Category 3 Hurricane Willa is set to slam Mexico’s west coast Tuesday evening with “life-threatening storm surge, wind and rainfall,” according to the National Hurricane Center.
Although Willa’s intensity has been on a downward trend since it peaked as a Category 5 storm with 160-mph winds on Monday, it continues to be quite dangerous, packing sustained winds of 125 mph.
As of Tuesday morning, Willa’s violent core was passing through Las Islas Marias on its way toward the coast. Las Islas Marias is a small group of islands a little more than 60 miles offshore. It is minimally inhabited by a federal prison. From the islands, Willa’s slow forward pace of six mph is predicted to accelerate, bringing the storm ashore somewhere near Isla del Bosque around or after 6 this evening, local time.
“An extremely dangerous storm surge is likely along portions of the coast of southwestern Mexico in southern Sinaloa and Nayarit, especially near and to the south of where the center of Willa makes landfall,” the Hurricane Center wrote in its morning update.

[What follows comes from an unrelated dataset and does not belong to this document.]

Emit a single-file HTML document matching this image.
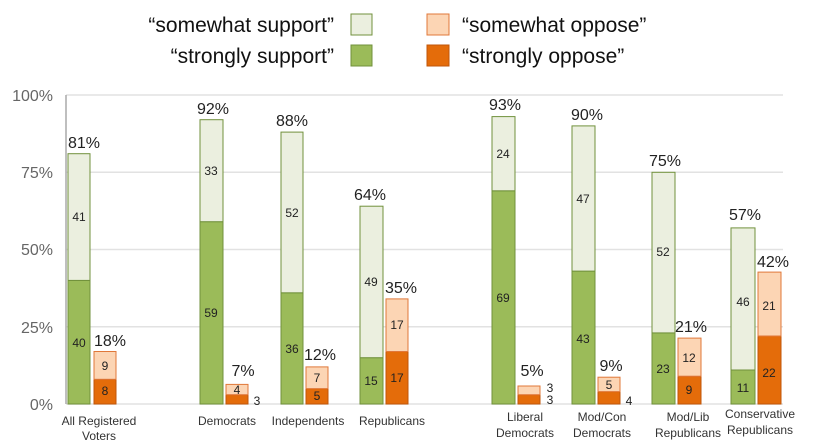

Hurricane warnings are up from San Blas to Mazatlan along the western Mexico coastline. Tropical storm warnings are up surrounding that area, with bounds of Bahia Tempehuaya on the north and Playa Perula to the south, including Puerto Vallarta.
Rainfall totals of six to 12 inches — and locally up to 18 inches — are a risk in and around the landfall area. This portion of Mexico quickly transitions from beaches to mountainous terrain. That rise in elevation will only increase the risk of flash floods and landslides as water pours down the steeply pitched slopes.
In addition to the watery aspects of the storm, those near landfall will experience a long period of damaging winds. Although Willa may weaken to a Category 2 at landfall, near the storm’s core, sustained winds of about 110 mph and wind gusts of about 130 mph are possible.
Although the appearance of Willa is less impressive since it reached peak intensity Monday, the current eyewall replacement cycle has been attempting to complete, and the newer eyewall — which is the zone of strongest winds — is much larger than the old one.
The increase in size of the primary eyewall should act to increase the area at risk of damaging winds. When combined with very warm water along the rest of Willa’s track toward shore, this size increase may also slow or even stop the weakening seen over the past day or so.
As Willa makes landfall and beyond, it will steadily weaken and become absorbed by a high-altitude weather disturbance moving in from the west. Remnants of Willa are likely to cause heavy rain across parts of the southern United States, including Central Texas on Wednesday, which is still reeling from recent bouts of flooding rain.
Eventually, the remnants of Willa are expected to help whip up the first significant East Coast storm system of the coming winter season.